We believe that the legislation should ensure that a fully qualified medical practitioner is always fully involved in what must be a robust decision-making process. Of course, many other highly competent clinicians are involved in many cases, and I do not suggest for a moment that those other people are not well qualified to take part in that robust decision-making process. Nevertheless, a fully qualified medical practitioner can be expected to have the full kit of qualifications, including the ability to make a full clinical assessment of the pharmacological and psychological effects of any drugs that have been, or may be, prescribed when that renewal decision is being taken. Our amendments would require one medical practitioner to examine the patient, and a responsible clinician and a medical practitioner to agree before detention can be renewed.

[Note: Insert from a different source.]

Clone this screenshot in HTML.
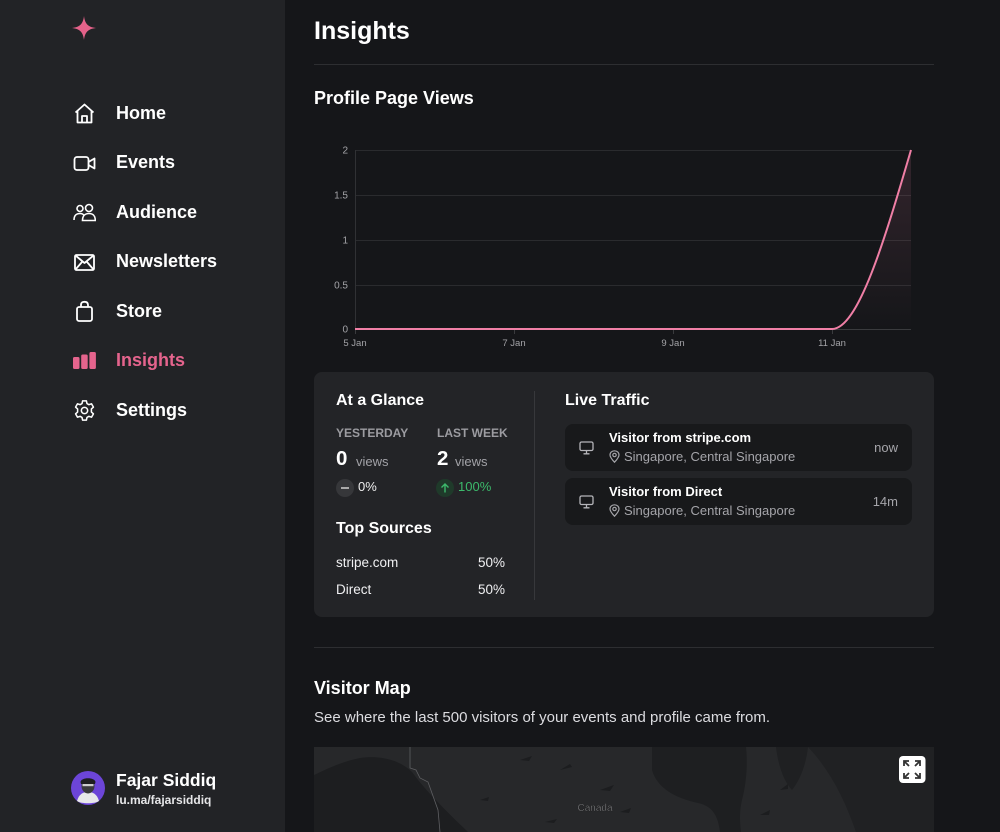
<!DOCTYPE html>
<html><head><meta charset="utf-8">
<style>
*{margin:0;padding:0;box-sizing:border-box}
html,body{width:1000px;height:832px;overflow:hidden;background:#151619;font-family:"Liberation Sans",sans-serif;color:#fff}
.a{position:absolute;white-space:nowrap;line-height:1.2}
#side{position:absolute;left:0;top:0;width:285px;height:832px;background:#222326}
.nav{position:absolute;left:116px;font-size:18px;font-weight:700;color:#fff;line-height:1.2}
.ic{position:absolute;left:73px;width:23px;height:23px}
.b{font-weight:700}
.g{color:#a2a2a7}
</style></head><body>
<div id="side">
  <svg style="position:absolute;left:72px;top:16px" width="24" height="24" viewBox="0 0 24 24"><path d="M12 0 C13 8 16 11 24 12 C16 13 13 16 12 24 C11 16 8 13 0 12 C8 11 11 8 12 0Z" fill="#e5628a"/></svg>

  <svg class="ic" style="top:102px" viewBox="0 0 23 23" fill="none" stroke="#fff" stroke-width="1.8" stroke-linejoin="round"><path d="M2.5 10.5 L11.5 2.5 L20.5 10.5 M4.5 9 V20.5 H18.5 V9 M9 20.5 V14 H14 V20.5"/></svg>
  <div class="nav" style="top:103px">Home</div>

  <svg class="ic" style="top:152px" viewBox="0 0 23 23" fill="none" stroke="#fff" stroke-width="1.8" stroke-linejoin="round"><rect x="1.5" y="5" width="14" height="13" rx="2.5"/><path d="M15.5 10 L21.5 6.5 V16.5 L15.5 13"/></svg>
  <div class="nav" style="top:152px">Events</div>

  <svg class="ic" style="top:201px" viewBox="0 0 23 23" fill="none" stroke="#fff" stroke-width="1.6"><circle cx="7" cy="7.5" r="3"/><circle cx="16" cy="7" r="3.5"/><path d="M1 19 C1 14 4 12.5 7 12.5 C9 12.5 10.5 13.5 11 14.5 M9.5 19.5 C9.5 14.5 12.5 12.5 16 12.5 C19.5 12.5 22.3 14.5 22.3 19.5 Z"/></svg>
  <div class="nav" style="top:202px">Audience</div>

  <svg class="ic" style="top:251px" viewBox="0 0 23 23" fill="none" stroke="#fff" stroke-width="1.8" stroke-linejoin="round"><rect x="2" y="4" width="19" height="15" rx="1.5"/><path d="M2.5 4.5 L11.5 12 L20.5 4.5 M2.5 18.5 L9 11 M20.5 18.5 L14 11"/></svg>
  <div class="nav" style="top:251px">Newsletters</div>

  <svg class="ic" style="top:300px" viewBox="0 0 23 23" fill="none" stroke="#fff" stroke-width="1.8" stroke-linejoin="round"><rect x="4" y="7" width="15" height="14" rx="2"/><path d="M8 7 V5 C8 2.5 9.5 1.8 11.5 1.8 C13.5 1.8 15 2.5 15 5 V7"/></svg>
  <div class="nav" style="top:301px">Store</div>

  <svg class="ic" style="top:350px" viewBox="0 0 23 23" fill="#e5648d"><rect x="0" y="7" width="6.5" height="12" rx="1.5"/><rect x="8.2" y="4.5" width="6.5" height="14.5" rx="1.5"/><rect x="16.4" y="2" width="6.5" height="17" rx="1.5"/></svg>
  <div class="nav" style="top:350px;color:#e5648d">Insights</div>

  <svg class="ic" style="top:399px" viewBox="0 0 24 24" fill="none" stroke="#fff" stroke-width="1.6" stroke-linejoin="round"><path d="M10 2 H14 L14.6 4.8 L16.6 5.9 L19.3 5 L21.3 8.5 L19.2 10.4 V13.6 L21.3 15.5 L19.3 19 L16.6 18.1 L14.6 19.2 L14 22 H10 L9.4 19.2 L7.4 18.1 L4.7 19 L2.7 15.5 L4.8 13.6 V10.4 L2.7 8.5 L4.7 5 L7.4 5.9 L9.4 4.8 Z"/><circle cx="12" cy="12" r="3.3"/></svg>
  <div class="nav" style="top:400px">Settings</div>

  <svg style="position:absolute;left:71px;top:771px" width="34" height="34" viewBox="0 0 34 34"><circle cx="17" cy="17" r="17" fill="#6c45d8"/><path d="M6 30 C8 23 12 21 17 21 C22 21 26 23 28 30 C24 33 10 33 6 30Z" fill="#e8e8ea"/><ellipse cx="17" cy="15" rx="6.5" ry="7.5" fill="#3a3a3c"/><path d="M9.5 11 C10 6 24 6 24.5 11 L24 13 H10Z" fill="#1e1e20"/><rect x="11.5" y="13" width="11" height="2.2" fill="#ccc"/></svg>
  <div class="a b" style="left:116px;top:770px;font-size:17.5px">Fajar Siddiq</div>
  <div class="a b" style="left:116px;top:793px;font-size:12px;color:#e6e6e8">lu.ma/fajarsiddiq</div>
</div>

<div class="a b" style="left:314px;top:16px;font-size:25px">Insights</div>
<div style="position:absolute;left:314px;top:64px;width:620px;height:1px;background:#2d2e31"></div>
<div class="a b" style="left:314px;top:88px;font-size:18px">Profile Page Views</div>

<svg style="position:absolute;left:0;top:0" width="1000" height="360" viewBox="0 0 1000 360">
  <defs><linearGradient id="fg" x1="0" y1="0" x2="0" y2="1"><stop offset="0" stop-color="#f07fa6" stop-opacity="0.14"/><stop offset="1" stop-color="#f07fa6" stop-opacity="0"/></linearGradient></defs>
  <g stroke="#2a2b2e" stroke-width="1">
    <line x1="355" y1="150.5" x2="911" y2="150.5"/>
    <line x1="355" y1="195.5" x2="911" y2="195.5"/>
    <line x1="355" y1="240.5" x2="911" y2="240.5"/>
    <line x1="355" y1="285.5" x2="911" y2="285.5"/>
  </g>
  <line x1="355.5" y1="150" x2="355.5" y2="330" stroke="#303134"/>
  <line x1="355" y1="329.5" x2="911" y2="329.5" stroke="#3a3b3e"/>
  <g stroke="#3a3b3e"><line x1="355.5" y1="329" x2="355.5" y2="334"/><line x1="514.5" y1="329" x2="514.5" y2="334"/><line x1="673.5" y1="329" x2="673.5" y2="334"/><line x1="832.5" y1="329" x2="832.5" y2="334"/></g>
  <g font-family="Liberation Sans" font-size="10" fill="#a3a3a7" text-anchor="end">
    <text x="348" y="153.5">2</text><text x="348" y="198.5">1.5</text><text x="348" y="243.5">1</text><text x="348" y="288.5">0.5</text><text x="348" y="332.5">0</text>
  </g>
  <g font-family="Liberation Sans" font-size="9.5" fill="#a3a3a7" text-anchor="middle">
    <text x="355" y="346">5 Jan</text><text x="514" y="346">7 Jan</text><text x="673" y="346">9 Jan</text><text x="832" y="346">11 Jan</text>
  </g>
  <path d="M355,329 L832,329 C858.3,329 884.7,239.5 911,150 L911,329 Z" fill="url(#fg)"/>
  <path d="M355,329 L832,329 C858.3,329 884.7,239.5 911,150" fill="none" stroke="#f07fa6" stroke-width="2"/>
</svg>

<div style="position:absolute;left:314px;top:372px;width:620px;height:245px;background:#232427;border-radius:8px"></div>
<div style="position:absolute;left:534px;top:391px;width:1px;height:209px;background:#37383b"></div>

<div class="a b" style="left:336px;top:391px;font-size:16px">At a Glance</div>
<div class="a b g" style="left:336px;top:426px;font-size:12px;color:#9c9ca1">YESTERDAY</div>
<div class="a b g" style="left:437px;top:426px;font-size:12px;color:#9c9ca1">LAST WEEK</div>
<div class="a b" style="left:336px;top:447px;font-size:20.5px">0</div>
<div class="a g" style="left:356px;top:454px;font-size:13px">views</div>
<div class="a b" style="left:437px;top:447px;font-size:20.5px">2</div>
<div class="a g" style="left:455px;top:454px;font-size:13px">views</div>
<div style="position:absolute;left:336px;top:479px;width:18px;height:18px;border-radius:50%;background:#36373a"></div>
<div style="position:absolute;left:341px;top:487px;width:8px;height:1.6px;background:#aaa"></div>
<div class="a" style="left:358px;top:479px;font-size:13px;color:#eee">0%</div>
<div style="position:absolute;left:436px;top:479px;width:18px;height:18px;border-radius:50%;background:#1f3a2a"></div>
<svg style="position:absolute;left:439px;top:482px" width="12" height="12" viewBox="0 0 12 12" fill="none" stroke="#3cb96b" stroke-width="1.4"><path d="M6 10.5 V2 M2.5 5.5 L6 2 L9.5 5.5"/></svg>
<div class="a" style="left:458px;top:479px;font-size:13px;color:#3cb96b">100%</div>

<div class="a b" style="left:336px;top:519px;font-size:16px">Top Sources</div>
<div class="a" style="left:336px;top:555px;font-size:13.5px;color:#f0f0f2">stripe.com</div>
<div class="a" style="left:455px;top:555px;width:50px;text-align:right;font-size:13.5px;color:#f0f0f2">50%</div>
<div class="a" style="left:336px;top:582px;font-size:13.5px;color:#f0f0f2">Direct</div>
<div class="a" style="left:455px;top:582px;width:50px;text-align:right;font-size:13.5px;color:#f0f0f2">50%</div>

<div class="a b" style="left:565px;top:391px;font-size:16px">Live Traffic</div>

<div style="position:absolute;left:565px;top:424px;width:347px;height:47px;background:#18191b;border-radius:8px"></div>
<div style="position:absolute;left:565px;top:478px;width:347px;height:47px;background:#18191b;border-radius:8px"></div>

<svg style="position:absolute;left:579px;top:441px" width="15" height="14" viewBox="0 0 15 14" fill="none" stroke="#b5b5ba" stroke-width="1.3"><rect x="1" y="1" width="13" height="8.5" rx="1.5"/><path d="M7.5 9.5 V12.5 M4.5 12.8 H10.5"/></svg>
<svg style="position:absolute;left:579px;top:495px" width="15" height="14" viewBox="0 0 15 14" fill="none" stroke="#b5b5ba" stroke-width="1.3"><rect x="1" y="1" width="13" height="8.5" rx="1.5"/><path d="M7.5 9.5 V12.5 M4.5 12.8 H10.5"/></svg>

<div class="a b" style="left:609px;top:430px;font-size:13px">Visitor from stripe.com</div>
<svg style="position:absolute;left:609px;top:450px" width="11" height="13" viewBox="0 0 11 13" fill="none" stroke="#a5a5aa" stroke-width="1.2"><path d="M5.5 12.2 C2.5 9 1 7 1 5 C1 2.5 3 0.8 5.5 0.8 C8 0.8 10 2.5 10 5 C10 7 8.5 9 5.5 12.2Z"/><circle cx="5.5" cy="5" r="1.7"/></svg>
<div class="a" style="left:624px;top:449px;font-size:13px;color:#a5a5aa">Singapore, Central Singapore</div>
<div class="a" style="left:848px;top:440px;width:50px;text-align:right;font-size:13px;color:#a5a5aa">now</div>

<div class="a b" style="left:609px;top:484px;font-size:13px">Visitor from Direct</div>
<svg style="position:absolute;left:609px;top:504px" width="11" height="13" viewBox="0 0 11 13" fill="none" stroke="#a5a5aa" stroke-width="1.2"><path d="M5.5 12.2 C2.5 9 1 7 1 5 C1 2.5 3 0.8 5.5 0.8 C8 0.8 10 2.5 10 5 C10 7 8.5 9 5.5 12.2Z"/><circle cx="5.5" cy="5" r="1.7"/></svg>
<div class="a" style="left:624px;top:503px;font-size:13px;color:#a5a5aa">Singapore, Central Singapore</div>
<div class="a" style="left:848px;top:494px;width:50px;text-align:right;font-size:13px;color:#a5a5aa">14m</div>

<div style="position:absolute;left:314px;top:647px;width:620px;height:1px;background:#2d2e31"></div>
<div class="a b" style="left:314px;top:678px;font-size:18px">Visitor Map</div>
<div class="a" style="left:314px;top:709px;font-size:15px;color:#dcdce0">See where the last 500 visitors of your events and profile came from.</div>

<svg style="position:absolute;left:314px;top:747px" width="620" height="85" viewBox="314 747 620 85">
  <rect x="314" y="747" width="620" height="85" fill="#27282a"/>
  <path d="M314,775 C325,770 340,762 360,758 C380,755 400,760 412,772 C425,790 445,810 468,832 L314,832Z" fill="#1d1e20"/>
  <path d="M410,747 L410,768 L416,770 L420,778 L428,782 L438,810 L440,832" fill="none" stroke="#5e5f62" stroke-width="0.8"/>
  <path d="M652,747 L746,747 C748,765 746,785 742,800 C739,812 740,824 741,832 L720,832 C718,815 712,806 698,803 C675,798 657,788 652,770Z" fill="#1e1f21"/>
  <path d="M776,747 L808,747 C806,765 800,780 792,790 C784,782 778,765 776,747Z" fill="#1f2022"/>
  <path d="M808,747 L934,747 L934,832 L856,832 C845,800 830,770 808,747Z" fill="#202123"/>
  <g fill="#1c1d1f">
    <path d="M520,760 l12,-4 l-3,5z"/><path d="M560,770 l10,-6 l2,3z"/><path d="M600,790 l14,-5 l-4,6z"/><path d="M480,800 l9,-3 l-1,4z"/><path d="M620,812 l11,-4 l-2,5z"/><path d="M760,815 l10,-5 l-1,5z"/><path d="M780,790 l8,-6 l0,5z"/><path d="M545,822 l12,-3 l-3,4z"/>
  </g>
  <text x="595" y="811" font-family="Liberation Sans" font-size="10" fill="#8a8b8e" text-anchor="middle" stroke="#111" stroke-width="0.3">Canada</text>
  <rect x="899" y="756" width="26.5" height="27" rx="4" fill="#fff"/>
  <g stroke="#333" stroke-width="1.8" fill="none">
    <path d="M904,766 V761 H909 M904,761 L909,766"/>
    <path d="M920,766 V761 H915 M920,761 L915,766"/>
    <path d="M904,773 V778 H909 M904,778 L909,773"/>
    <path d="M920,773 V778 H915 M920,778 L915,773"/>
  </g>
</svg>
</body></html>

The Government have offered a concession, which I have considered with some care, but I am afraid that it is not acceptable in its present form. We are grateful that the Government have certainly moved from their previous stance that only one responsible clinician, who may not be medically qualified, should be involved in a renewal decision. Their amendments suggest that it would be appropriate if the clinician at least consulted a doctor before taking those decisions, but consultation is insufficient for such an important decision. I beg to move.

Earl Howe: My Lords, I support all that the noble Lord, Lord Carlile, said, and I do not propose to repeat those points. I would, however, ask the Minister to focus on a particular aspect of this issue when he replies. The Government have sought to respond to some of the concerns expressed in Committee by tabling amendments that would require the responsible clinician, if he is not a registered medical practitioner, to consult a medical practitioner who has examined the patient before a renewal passport is issued. To be clear, is it correct that consulting a medical practitioner is not the same as agreeing with that practitioner?

19 Feb 2007 : Column 941

What happens if the two professionals do not agree? What processes are there for resolving disputes of this kind in which, say, a doctor does not believe that there are valid grounds for a renewal passport and the responsible clinician does? If the responsible clinician remains in overall charge of the patient, is his or her opinion trumped by that of a doctor? If so, where does the government amendment make that clear? Who, in the end, takes the decision?

Secondly, the concerns which I and others raised in Committee related primarily to professional expertise. Our worry was that renewal of the detention order is at least as complex a business as the original decision to detain—it is often more so—and therefore it cannot be right to allow for professionals who lack the necessary competencies to take the renewal decision. This concern has since been echoed by the Joint Committee on Human Rights following a case heard by the European Court. The key requirement from the human rights point of view is that the approval of the responsible clinician should depend for its validity on his competence to provide the objective medical expertise required by the convention. Either he has that competence or he does not. I continue to argue that it is essential for a medical practitioner to be intimately involved in the decision making. Initially the Government took a different view but they have now changed their mind. Do they now acknowledge that the Bill in its current form is not human rights compliant, and if so do they believe that their amendments put right the defect?